> _Task to complete_
Search the listing below for the word "this" and copy each line that holds it.

┄┄┄┄┄┄┄┄┄┄

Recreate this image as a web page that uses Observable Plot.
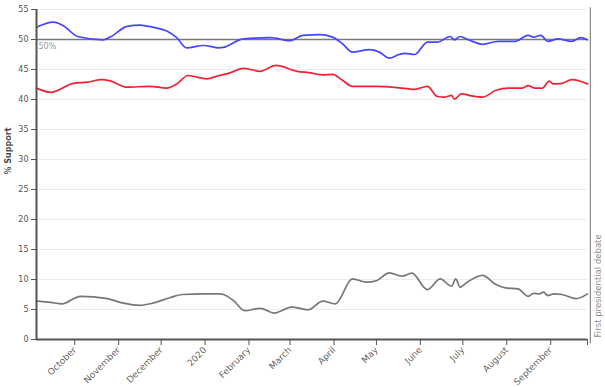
<!DOCTYPE html>
<html>
<head>
<meta charset="utf-8">
<script src="https://cdn.jsdelivr.net/npm/d3@7"></script>
<script src="https://cdn.jsdelivr.net/npm/@observablehq/plot@0.6"></script>
<style>
  html, body { margin: 0; padding: 0; background: #fff; }
  #chart svg { display: block; }
  #chart svg text { -webkit-font-smoothing: antialiased; }
</style>
</head>
<body>
<div id="chart"></div>
<script>
// ---- Data ----
const bidenDates = ["2019-09-04","2019-09-16","2019-09-23","2019-10-03","2019-10-21","2019-10-26","2019-11-07","2019-11-16","2019-11-25","2019-12-05","2019-12-12","2019-12-19","2019-12-31","2020-01-11","2020-01-14","2020-01-28","2020-02-16","2020-03-01","2020-03-10","2020-03-22","2020-03-31","2020-04-07","2020-04-14","2020-04-26","2020-05-03","2020-05-10","2020-05-17","2020-05-21","2020-05-28","2020-06-06","2020-06-13","2020-06-22","2020-06-25","2020-06-29","2020-07-05","2020-07-15","2020-07-26","2020-08-07","2020-08-16","2020-08-20","2020-08-25","2020-08-30","2020-09-06","2020-09-16","2020-09-22","2020-09-27"];
const bidenValues = [52.05,52.9,52.3,50.5,49.95,50.4,52.2,52.4,52.05,51.4,50.3,48.6,49.0,48.6,48.7,50.1,50.3,49.8,50.7,50.8,50.4,49.3,47.9,48.3,47.9,46.9,47.5,47.7,47.5,49.55,49.55,50.5,49.95,50.5,49.95,49.2,49.7,49.7,50.7,50.4,50.7,49.7,50.1,49.7,50.3,49.95];

const trumpDates = ["2019-09-04","2019-09-14","2019-09-30","2019-10-10","2019-10-20","2019-10-26","2019-11-07","2019-11-23","2019-12-05","2019-12-12","2019-12-20","2020-01-02","2020-01-11","2020-01-18","2020-01-28","2020-02-09","2020-02-20","2020-03-06","2020-03-15","2020-03-24","2020-03-31","2020-04-07","2020-04-14","2020-05-01","2020-05-17","2020-05-28","2020-06-06","2020-06-13","2020-06-18","2020-06-23","2020-06-25","2020-06-30","2020-07-07","2020-07-15","2020-07-24","2020-08-02","2020-08-12","2020-08-16","2020-08-21","2020-08-26","2020-08-31","2020-09-03","2020-09-09","2020-09-16","2020-09-27"];
const trumpValues = [41.9,41.2,42.7,42.9,43.3,43.1,42.05,42.2,41.9,42.6,44.0,43.45,44.0,44.4,45.2,44.7,45.7,44.7,44.45,44.1,44.2,43.2,42.2,42.2,41.95,41.7,42.2,40.5,40.4,40.7,40.05,40.95,40.6,40.4,41.5,41.9,41.9,42.3,41.9,41.9,43.05,42.6,42.7,43.3,42.6];

const otherDates = ["2019-09-04","2019-09-14","2019-09-22","2019-10-05","2019-10-24","2019-11-02","2019-11-16","2019-11-25","2019-12-07","2019-12-16","2019-12-31","2020-01-11","2020-01-14","2020-01-21","2020-01-29","2020-02-09","2020-02-19","2020-03-02","2020-03-14","2020-03-24","2020-04-02","2020-04-14","2020-04-24","2020-05-01","2020-05-10","2020-05-19","2020-05-26","2020-06-06","2020-06-15","2020-06-23","2020-06-26","2020-06-29","2020-07-04","2020-07-15","2020-07-24","2020-07-31","2020-08-09","2020-08-16","2020-08-20","2020-08-24","2020-08-27","2020-08-30","2020-09-03","2020-09-09","2020-09-19","2020-09-27"];
const otherValues = [6.4,6.2,5.95,7.2,6.8,6.2,5.7,6.05,6.95,7.5,7.6,7.6,7.5,6.5,4.8,5.2,4.4,5.4,4.95,6.4,5.95,10.1,9.55,9.8,11.1,10.55,11.05,8.3,10.1,8.9,10.1,8.7,9.55,10.7,9.2,8.6,8.45,7.2,7.7,7.6,7.9,7.3,7.6,7.5,6.8,7.6];

const seriesNames = ["Biden", "Trump", "Other"];
const seriesColors = ["#4646ff", "#ee2233", "#777777"];

const monthTicks = ["2019-10-01","2019-11-01","2019-12-01","2020-01-01","2020-02-01","2020-03-01","2020-04-01","2020-05-01","2020-06-01","2020-07-01","2020-08-01","2020-09-01"];
const monthLabels = ["October","November","December","2020","February","March","April","May","June","July","August","September"];
const yTicks = [0,5,10,15,20,25,30,35,40,45,50,55];

const xStart = "2019-09-04";
const xEnd = "2020-09-27";
const debateDate = "2020-09-29";
const debateLabel = "First presidential debate";
const yLabel = "% Support";
const majorityLabel = "50%";
const majorityValue = 50;

// ---- Build tables ----
const parse = s => new Date(s + "T00:00:00Z");
function toRows(dates, values, name) {
  return dates.map((d, i) => ({date: parse(d), value: values[i], series: name}));
}
const rows = [
  ...toRows(bidenDates, bidenValues, seriesNames[0]),
  ...toRows(trumpDates, trumpValues, seriesNames[1]),
  ...toRows(otherDates, otherValues, seriesNames[2])
];
const tickDates = monthTicks.map(parse);
const tickLabelOf = d => {
  const i = tickDates.findIndex(t => +t === +d);
  return i >= 0 ? monthLabels[i] : "";
};

const x0 = parse(xStart), x1 = parse(xEnd), xd = parse(debateDate);

const chart = Plot.plot({
  width: 605,
  height: 387,
  marginLeft: 36,
  marginRight: 18,
  marginTop: 9,
  marginBottom: 48,
  style: {fontFamily: "DejaVu Sans, sans-serif", fontSize: "9px", background: "#fff", overflow: "visible"},
  x: {type: "utc", domain: [x0, x1]},
  y: {domain: [0, 55]},
  color: {domain: seriesNames, range: seriesColors},
  marks: [
    Plot.gridY(yTicks, {stroke: "#ececec", strokeOpacity: 1}),
    Plot.ruleY([majorityValue], {stroke: "#7a7a7a", strokeWidth: 1.6}),
    Plot.text([{x: x0, y: majorityValue}], {x: "x", y: "y", text: () => majorityLabel, textAnchor: "start", dx: 2, dy: 7, fill: "#999", fontSize: 8}),
    Plot.lineY(rows, {x: "date", y: "value", z: "series", stroke: "series", strokeWidth: 1.7, curve: "monotone-x"}),
    // debate marker
    Plot.ruleX([xd], {y1: -0.7, y2: 55.3, stroke: "#888", strokeWidth: 1.2}),
    Plot.text([xd], {x: d => d, y: () => 0.35, text: () => debateLabel, rotate: -90, textAnchor: "start", dx: 8, fill: "#888", fillOpacity: 0.99, fontSize: 8.5}),
    // y axis
    Plot.axisY(yTicks, {tickSize: 5, tickPadding: 3, fontSize: 8, fill: "#555", stroke: "#555", label: null}),
    Plot.ruleX([x0], {stroke: "#555", strokeWidth: 2}),
    Plot.text([yLabel], {frameAnchor: "left", rotate: -90, dx: -28, fontWeight: "bold", fill: "#444", fillOpacity: 0.99, fontSize: 8}),
    // x axis
    Plot.axisX(tickDates, {tickSize: 6, tickRotate: -45, tickPadding: 3, tickFormat: tickLabelOf, fill: "#5a5a5a", fillOpacity: 0.99, stroke: "#555", fontSize: 9, label: null}),
    Plot.ruleY([0], {x1: x0, x2: x1, stroke: "#555", strokeWidth: 2}),
    Plot.ruleX([x1], {y1: 0, y2: -1, stroke: "#555"})
  ]
});

document.getElementById("chart").appendChild(chart);
</script>
</body>
</html>
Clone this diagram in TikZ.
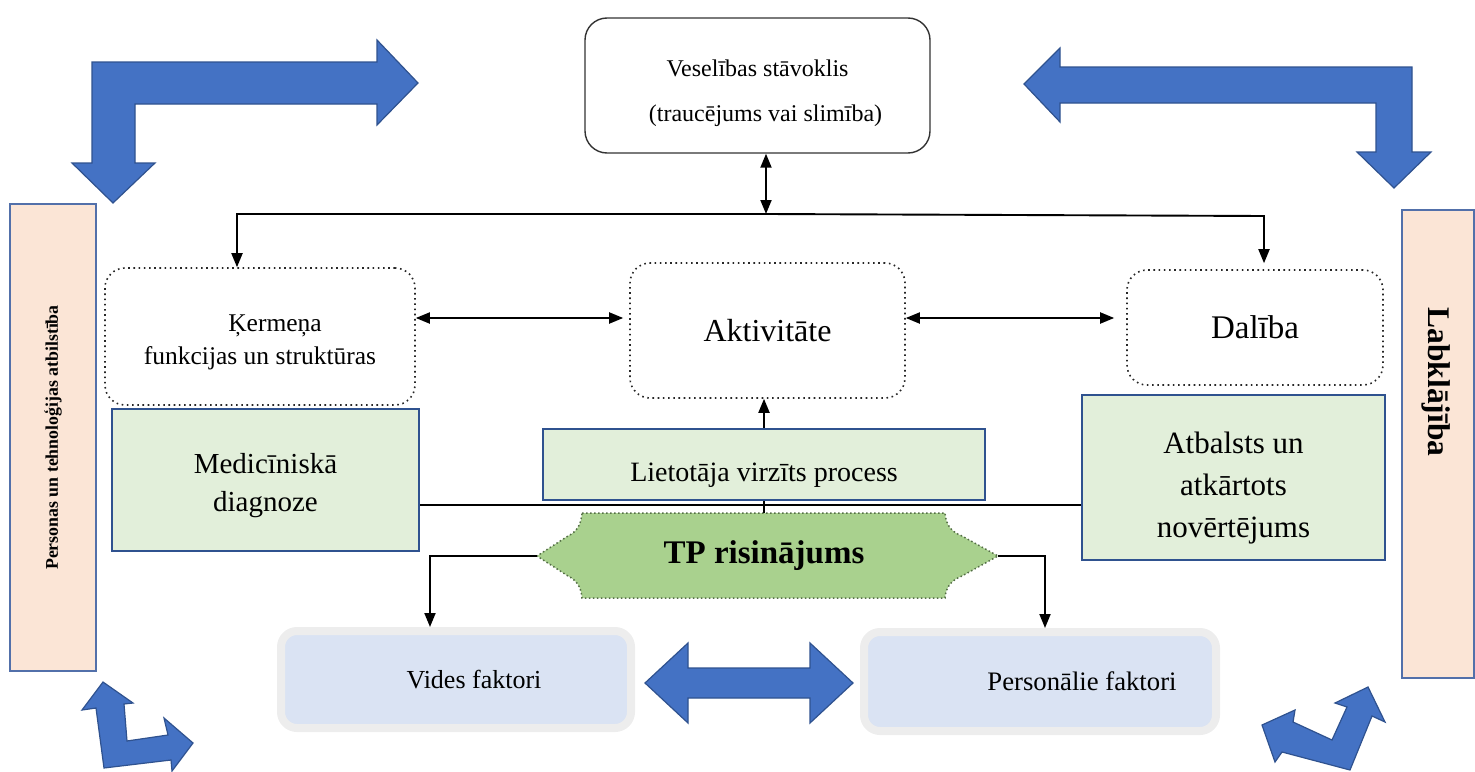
\documentclass[tikz,border=0pt]{standalone}
\usepackage{fontspec}
\setmainfont{Liberation Serif}
\usetikzlibrary{arrows.meta,positioning,calc}
\definecolor{icfblue}{RGB}{68,114,196}
\definecolor{icfblueline}{RGB}{47,82,143}
\definecolor{icfgreen}{RGB}{226,239,218}
\definecolor{icfpeach}{RGB}{251,229,214}
\definecolor{icftp}{RGB}{169,209,142}
\definecolor{icftpline}{RGB}{84,110,70}
\definecolor{icffact}{RGB}{218,227,243}
\definecolor{icfside}{RGB}{82,112,170}

\begin{document}
\begin{tikzpicture}[x=1pt,y=-1pt,
  every node/.style={inner sep=0pt,align=center},
  topbox/.style={draw=black!80,line width=1.4pt,rounded corners=22pt},
  dotbox/.style={draw=black!85,line width=1.6pt,dash pattern=on 1.6pt off 3.6pt,rounded corners=20pt},
  greenbox/.style={draw=icfblueline,fill=icfgreen,line width=2.2pt},
  sidebox/.style={draw=icfside,fill=icfpeach,line width=2.2pt},
  factbox/.style={draw=black!7,line width=8pt,fill=icffact,rounded corners=16pt},
  blockarrow/.style={fill=icfblue,draw=icfblueline,line width=1.2pt},
  link/.style={line width=1.9pt,-{Triangle[length=14pt,width=11pt]}},
  dlink/.style={line width=1.9pt,{Triangle[length=14pt,width=11pt]}-{Triangle[length=14pt,width=11pt]}}]

\useasboundingbox (0,0) rectangle (1475,771);

\draw[blockarrow] (92,62) -- (377,62) -- (377,40) -- (418,83) -- (377,125) -- (377,104) -- (135,104) -- (135,163) -- (155,163) -- (113,203) -- (72,163) -- (92,163) -- cycle;
\draw[blockarrow] (1024,84) -- (1060,48) -- (1060,67) -- (1412,67) -- (1412,152) -- (1431,152) -- (1394,188) -- (1357,152) -- (1376,152) -- (1376,103) -- (1060,103) -- (1060,122) -- cycle;
\draw[blockarrow] (103,682) -- (133,703) -- (124,704) -- (127,741) -- (168,735) -- (164,718) -- (193,743) -- (172,771) -- (171,760) -- (104,768) -- (96,708) -- (82,710) -- cycle;
\draw[blockarrow] (1368,687) -- (1385,722) -- (1372,716) -- (1350,770) -- (1282,752) -- (1275,762) -- (1262,725) -- (1295,710) -- (1293,722) -- (1332,740) -- (1347,707) -- (1335,703) -- cycle;
\draw[blockarrow] (645,683) -- (688,643) -- (688,668) -- (810,668) -- (810,643) -- (853,683) -- (810,723) -- (810,698) -- (688,698) -- (688,723) -- cycle;

\node[topbox,minimum width=345pt,minimum height=135pt,font={\fontsize{24}{45}\selectfont}] (health) at (757.5,85.5) {\rule{0pt}{33pt}Veselības stāvoklis\\ \hspace*{16pt}(traucējums vai slimība)};

\node[dotbox,minimum width=310pt,minimum height=137pt,font={\fontsize{25.5}{33}\selectfont}] (body) at (260,336.5) {\rule{0pt}{28pt}\hspace*{30pt}Ķermeņa\\ funkcijas un struktūras};
\node[dotbox,minimum width=275pt,minimum height=135pt,font={\fontsize{32}{36}\selectfont}] (act) at (767.5,330.5) {Aktivitāte};
\node[dotbox,minimum width=256pt,minimum height=115pt,font={\fontsize{33}{36}\selectfont}] (part) at (1255,327.5) {Dalība};

\node[greenbox,minimum width=307pt,minimum height=142pt,font={\fontsize{29}{38}\selectfont}] (diag) at (265.5,480) {\rule{0pt}{31pt}Medicīniskā\\ diagnoze};
\node[greenbox,minimum width=442pt,minimum height=71pt,font={\fontsize{28}{32}\selectfont}] (user) at (764,464.5) {\raisebox{-11pt}[\height][\depth]{Lietotāja virzīts process}};
\node[greenbox,minimum width=303pt,minimum height=165pt,font={\fontsize{31}{42}\selectfont}] (support) at (1233.5,477.5) {\rule{0pt}{42pt}Atbalsts un\\ atkārtots\\ novērtējums};

\node[sidebox,minimum width=467pt,minimum height=86pt,rotate=90,font={\fontsize{17.8}{20}\selectfont\bfseries}] (aid) at (53,437.5) {Personas un tehnoloģijas atbilstība};
\node[sidebox,minimum width=72pt,minimum height=468pt] (wellbox) at (1438,444) {};
\node[rotate=-90,font={\fontsize{31.5}{34}\selectfont\bfseries}] (wellbeing) at (1436,382) {Labklājība};

\draw[fill=icftp,draw=icftpline,line width=1.5pt,dash pattern=on 1.5pt off 2.5pt] (582,513) -- (945,513) .. controls (946,526) and (952,532) .. (962,536) -- (998,556) -- (962,576) .. controls (952,580) and (946,586) .. (945,598) -- (582,598) .. controls (581,586) and (576,580) .. (568,576) -- (537,556) -- (568,536) .. controls (576,532) and (581,526) .. cycle;
\node[font={\fontsize{33}{36}\selectfont\bfseries}] (tp) at (764,556) {TP risinājums};
\coordinate (tpT) at (764,513);
\coordinate (tpL) at (537,556);
\coordinate (tpR) at (998,556);

\node[factbox,minimum width=350pt,minimum height=97pt,font={\fontsize{26}{30}\selectfont}] (env) at (456,679.5) {\hspace*{36pt}Vides faktori};
\node[factbox,minimum width=352pt,minimum height=99pt,font={\fontsize{26.7}{30}\selectfont}] (pers) at (1040,681.5) {\hspace*{84pt}Personālie faktori};

\coordinate (bus) at (766,214);
\coordinate (busL) at (237,214);
\coordinate (busR) at (1264,216);
\coordinate (rowY) at (0,318);
\coordinate (barY) at (0,505);

\draw[dlink] ([xshift=8.5pt]health.south) -- (bus);
\draw[link] (bus) -- (busL) -- (busL |- body.north);
\draw[link] (bus) -- (busR) -- ([yshift=6pt]busR |- part.north);
\draw[dlink,shorten >=6pt] (body.east |- rowY) -- (act.west |- rowY);
\draw[dlink,shorten >=12pt] (act.east |- rowY) -- (part.west |- rowY);
\draw[link] (user.north) -- (user.north |- act.south);
\draw[line width=1.9pt] (diag.east |- barY) -- (support.west |- barY);
\draw[line width=1.9pt] (user.south) -- (tpT);
\draw[link] (tpL) -| ([xshift=-26pt]env.north);
\draw[link] (tpR) -| ([xshift=5pt]pers.north);
\end{tikzpicture}
\end{document}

┄┄┄┄┄┄┄┄┄┄

> _Solution_
Recreate this image as a web page that uses Observable Plot.
Clone this diagram in TikZ.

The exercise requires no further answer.